**WHAT YOU SHOULD DO**.
Set down all of the data that follows word for word, without the images.
--- start DATA LINES ---
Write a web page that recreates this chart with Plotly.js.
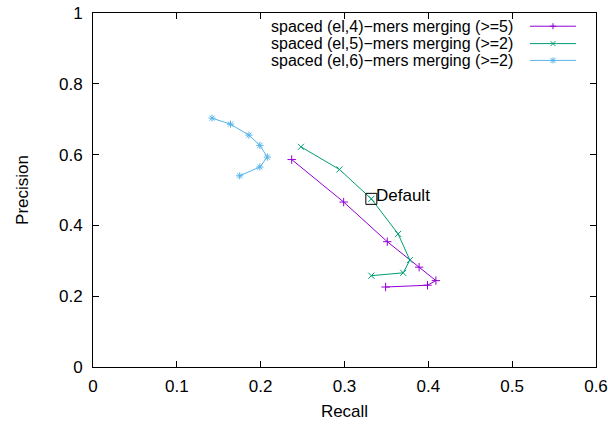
<!DOCTYPE html>
<html>
<head>
<meta charset="utf-8">
<script src="https://cdn.plot.ly/plotly-3.0.1.min.js"></script>
<style>html,body{margin:0;padding:0;background:#fff}#chart{width:608px;height:424px}</style>
</head>
<body>
<div id="chart"></div>
<script>
var seriesNames = [
  "spaced (el,4)\u2212mers merging (>=5)",
  "spaced (el,5)\u2212mers merging (>=2)",
  "spaced (el,6)\u2212mers merging (>=2)"
];
var recall4 = [0.237, 0.299, 0.351, 0.389, 0.409, 0.399, 0.349];
var precision4 = [0.586, 0.466, 0.354, 0.282, 0.244, 0.231, 0.226];
var recall5 = [0.248, 0.294, 0.332, 0.364, 0.378, 0.370, 0.332];
var precision5 = [0.622, 0.558, 0.475, 0.376, 0.302, 0.266, 0.258];
var recall6 = [0.142, 0.164, 0.186, 0.199, 0.208, 0.199, 0.175];
var precision6 = [0.703, 0.686, 0.655, 0.626, 0.593, 0.565, 0.540];
var defaultRecall = [0.332];
var defaultPrecision = [0.475];
var defaultLabel = ["Default"];
var xTicks = [0, 0.1, 0.2, 0.3, 0.4, 0.5, 0.6];
var yTicks = [0, 0.2, 0.4, 0.6, 0.8, 1];

var colors = ["#9400d3", "#009e73", "#56b4e9"];
var symbols = ["cross-thin-open", "x-thin-open", "asterisk-open"];
var FONT = "Liberation Sans, Arial, sans-serif";
var FS = 17;
var LFS = 16;

var xs = [recall4, recall5, recall6];
var ys = [precision4, precision5, precision6];
var traces = [];
for (var i = 0; i < 3; i++) {
  traces.push({
    x: xs[i], y: ys[i], type: "scatter", mode: "lines+markers",
    name: seriesNames[i], showlegend: false,
    line: {color: colors[i], width: 1},
    marker: {symbol: symbols[i], size: 6, color: colors[i], line: {color: colors[i], width: 1}}
  });
}
traces.push({
  x: defaultRecall, y: defaultPrecision, type: "scatter", mode: "markers",
  name: defaultLabel[0], showlegend: false,
  marker: {symbol: "square-open", size: 11, color: "#000", line: {color: "#000", width: 1}}
});

var annotations = [{
  xref: "x", yref: "y", x: defaultRecall[0], y: defaultPrecision[0],
  xanchor: "left", yanchor: "middle", xshift: 4, yshift: 3, showarrow: false, borderpad: 0,
  text: defaultLabel[0], font: {family: FONT, size: FS, color: "#000"}
}];

// hand-built legend (text right-aligned, sample line on the right)
var rowY = [0.9627, 0.9136, 0.8661];
var shapes = [];
var lx0 = 0.8688, lx1 = 0.9602, mx = 0.9145;
for (var k = 0; k < 3; k++) {
  annotations.push({
    xref: "paper", yref: "paper", x: 0.837, y: rowY[k],
    xanchor: "right", yanchor: "middle", showarrow: false, borderpad: 0,
    text: seriesNames[k], font: {family: FONT, size: LFS, color: "#000"}
  });
  shapes.push({type: "line", xref: "paper", yref: "paper", x0: lx0, x1: lx1, y0: rowY[k], y1: rowY[k],
    line: {color: colors[k], width: 1}});
  var segs = [];
  if (k === 0) segs = [[-3, 0, 3, 0], [0, -3, 0, 3]];
  if (k === 1) segs = [[-2.5, -2.5, 2.5, 2.5], [-2.5, 2.5, 2.5, -2.5]];
  if (k === 2) segs = [[-3, 0, 3, 0], [0, -3, 0, 3], [-2.5, -2.5, 2.5, 2.5], [-2.5, 2.5, 2.5, -2.5]];
  segs.forEach(function (s) {
    shapes.push({type: "line", xref: "paper", yref: "paper",
      xsizemode: "pixel", ysizemode: "pixel", xanchor: mx, yanchor: rowY[k],
      x0: s[0], y0: s[1], x1: s[2], y1: s[3], line: {color: colors[k], width: 1}});
  });
}

var axisCommon = {
  showgrid: false, zeroline: false, showline: true, linecolor: "#000", linewidth: 1,
  mirror: "ticks", ticks: "inside", ticklen: 6, tickwidth: 1, tickcolor: "#000",
  tickfont: {family: FONT, size: FS, color: "#000"}
};
var layout = {
  width: 608, height: 424,
  margin: {l: 93, r: 12, t: 13, b: 57, pad: 0},
  paper_bgcolor: "#fff", plot_bgcolor: "#fff",
  showlegend: false,
  font: {family: FONT, size: FS, color: "#000"},
  xaxis: Object.assign({}, axisCommon, {
    range: [0, 0.6], tickvals: xTicks, ticktext: xTicks.map(String),
    ticklabelstandoff: 4,
    title: {text: "Recall", font: {family: FONT, size: FS, color: "#000"}, standoff: 9}
  }),
  yaxis: Object.assign({}, axisCommon, {
    range: [0, 1], tickvals: yTicks, ticktext: yTicks.map(String),
    ticklabelstandoff: 6,
    title: {text: "Precision", font: {family: FONT, size: FS, color: "#000"}, standoff: 26}
  }),
  annotations: annotations,
  shapes: shapes
};
Plotly.newPlot("chart", traces, layout, {displayModeBar: false, staticPlot: true});
</script>
</body>
</html>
--- end DATA LINES ---
**EXPECTED ANSWER**.
Write a web page that recreates this chart with Plotly.js.
<!DOCTYPE html>
<html>
<head>
<meta charset="utf-8">
<script src="https://cdn.plot.ly/plotly-3.0.1.min.js"></script>
<style>html,body{margin:0;padding:0;background:#fff}#chart{width:608px;height:424px}</style>
</head>
<body>
<div id="chart"></div>
<script>
var seriesNames = [
  "spaced (el,4)\u2212mers merging (>=5)",
  "spaced (el,5)\u2212mers merging (>=2)",
  "spaced (el,6)\u2212mers merging (>=2)"
];
var recall4 = [0.237, 0.299, 0.351, 0.389, 0.409, 0.399, 0.349];
var precision4 = [0.586, 0.466, 0.354, 0.282, 0.244, 0.231, 0.226];
var recall5 = [0.248, 0.294, 0.332, 0.364, 0.378, 0.370, 0.332];
var precision5 = [0.622, 0.558, 0.475, 0.376, 0.302, 0.266, 0.258];
var recall6 = [0.142, 0.164, 0.186, 0.199, 0.208, 0.199, 0.175];
var precision6 = [0.703, 0.686, 0.655, 0.626, 0.593, 0.565, 0.540];
var defaultRecall = [0.332];
var defaultPrecision = [0.475];
var defaultLabel = ["Default"];
var xTicks = [0, 0.1, 0.2, 0.3, 0.4, 0.5, 0.6];
var yTicks = [0, 0.2, 0.4, 0.6, 0.8, 1];

var colors = ["#9400d3", "#009e73", "#56b4e9"];
var symbols = ["cross-thin-open", "x-thin-open", "asterisk-open"];
var FONT = "Liberation Sans, Arial, sans-serif";
var FS = 17;
var LFS = 16;

var xs = [recall4, recall5, recall6];
var ys = [precision4, precision5, precision6];
var traces = [];
for (var i = 0; i < 3; i++) {
  traces.push({
    x: xs[i], y: ys[i], type: "scatter", mode: "lines+markers",
    name: seriesNames[i], showlegend: false,
    line: {color: colors[i], width: 1},
    marker: {symbol: symbols[i], size: 6, color: colors[i], line: {color: colors[i], width: 1}}
  });
}
traces.push({
  x: defaultRecall, y: defaultPrecision, type: "scatter", mode: "markers",
  name: defaultLabel[0], showlegend: false,
  marker: {symbol: "square-open", size: 11, color: "#000", line: {color: "#000", width: 1}}
});

var annotations = [{
  xref: "x", yref: "y", x: defaultRecall[0], y: defaultPrecision[0],
  xanchor: "left", yanchor: "middle", xshift: 4, yshift: 3, showarrow: false, borderpad: 0,
  text: defaultLabel[0], font: {family: FONT, size: FS, color: "#000"}
}];

// hand-built legend (text right-aligned, sample line on the right)
var rowY = [0.9627, 0.9136, 0.8661];
var shapes = [];
var lx0 = 0.8688, lx1 = 0.9602, mx = 0.9145;
for (var k = 0; k < 3; k++) {
  annotations.push({
    xref: "paper", yref: "paper", x: 0.837, y: rowY[k],
    xanchor: "right", yanchor: "middle", showarrow: false, borderpad: 0,
    text: seriesNames[k], font: {family: FONT, size: LFS, color: "#000"}
  });
  shapes.push({type: "line", xref: "paper", yref: "paper", x0: lx0, x1: lx1, y0: rowY[k], y1: rowY[k],
    line: {color: colors[k], width: 1}});
  var segs = [];
  if (k === 0) segs = [[-3, 0, 3, 0], [0, -3, 0, 3]];
  if (k === 1) segs = [[-2.5, -2.5, 2.5, 2.5], [-2.5, 2.5, 2.5, -2.5]];
  if (k === 2) segs = [[-3, 0, 3, 0], [0, -3, 0, 3], [-2.5, -2.5, 2.5, 2.5], [-2.5, 2.5, 2.5, -2.5]];
  segs.forEach(function (s) {
    shapes.push({type: "line", xref: "paper", yref: "paper",
      xsizemode: "pixel", ysizemode: "pixel", xanchor: mx, yanchor: rowY[k],
      x0: s[0], y0: s[1], x1: s[2], y1: s[3], line: {color: colors[k], width: 1}});
  });
}

var axisCommon = {
  showgrid: false, zeroline: false, showline: true, linecolor: "#000", linewidth: 1,
  mirror: "ticks", ticks: "inside", ticklen: 6, tickwidth: 1, tickcolor: "#000",
  tickfont: {family: FONT, size: FS, color: "#000"}
};
var layout = {
  width: 608, height: 424,
  margin: {l: 93, r: 12, t: 13, b: 57, pad: 0},
  paper_bgcolor: "#fff", plot_bgcolor: "#fff",
  showlegend: false,
  font: {family: FONT, size: FS, color: "#000"},
  xaxis: Object.assign({}, axisCommon, {
    range: [0, 0.6], tickvals: xTicks, ticktext: xTicks.map(String),
    ticklabelstandoff: 4,
    title: {text: "Recall", font: {family: FONT, size: FS, color: "#000"}, standoff: 9}
  }),
  yaxis: Object.assign({}, axisCommon, {
    range: [0, 1], tickvals: yTicks, ticktext: yTicks.map(String),
    ticklabelstandoff: 6,
    title: {text: "Precision", font: {family: FONT, size: FS, color: "#000"}, standoff: 26}
  }),
  annotations: annotations,
  shapes: shapes
};
Plotly.newPlot("chart", traces, layout, {displayModeBar: false, staticPlot: true});
</script>
</body>
</html>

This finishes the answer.